Ragazzi come Silvano e Matteo, provenienti dalle serie minori, sono insieme a qualche giocatore di livello di Lega Pro, come Luigi Pezzella, terzino promosso in B con la Salernitana, l'”anima” dell'unico ritiro regionale che ha il patrocinio dell'Associazione italiana calciatori. Si svolge in Campania, la regione che secondo i dati della Figc nel 2013-2014 era la terza in Italia per numero di calciatori professionisti tesserati. Tre sedi tra la provincia di Napoli e Salerno (Qualiano, Capodimonte e Baronissi) e quasi 200 giocatori sul campo, come racconta il coordinatore Antonio Trovato, referente regionale del sindacato calciatori. “Qui grazie al grande aiuto dei vertici nazionali dell'AIC – racconta Trovato che in passato ha frequentato il ritiro ma da calciatore – diamo la possibilità a ragazzi che vengono per lo più dalla Lega Pro e dalla D di allenarsi e di giocare amichevoli contro squadre di livello.
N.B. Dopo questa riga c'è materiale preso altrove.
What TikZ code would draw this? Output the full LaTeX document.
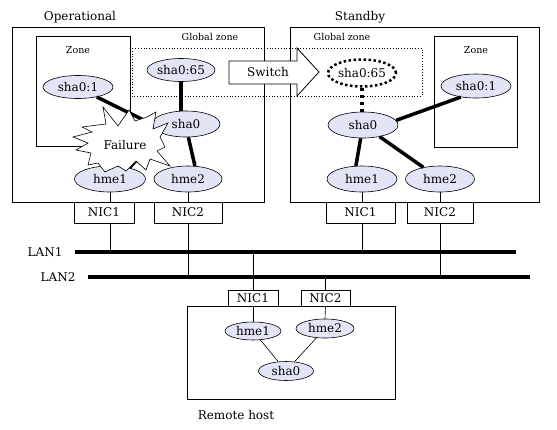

Per “fare la gamba” ma anche per farsi vedere”. Una “vetrina” totalmente autofinanziata ( “l'iscrizione costa circa 30 euro e con quei soldi paghiamo strutture e tecnici” spiega Trovato) e che ha una valenza ancora più importante in una situazione difficile come quella campana. “In un certo senso – argomenta il coordinatore – il nostro è un progetto sociale. Molti di questi ragazzi, fuori dal calcio, non hanno sbocchi e rischiano di andare fuori dal giro, magari con famiglie a carico”. La quasi totalità di chi si allena in estate tra Coverciano e la Campania trova contratto per la stagione seguente. Anche se le schiere di chi è stato espulso dal mondo del pallone è destinato a crescere. Soprattutto perchè in alcune categorie il calciatore rimane, insieme ai dipendenti del club, l'anello debole di una catena che sempre più spesso di rompe.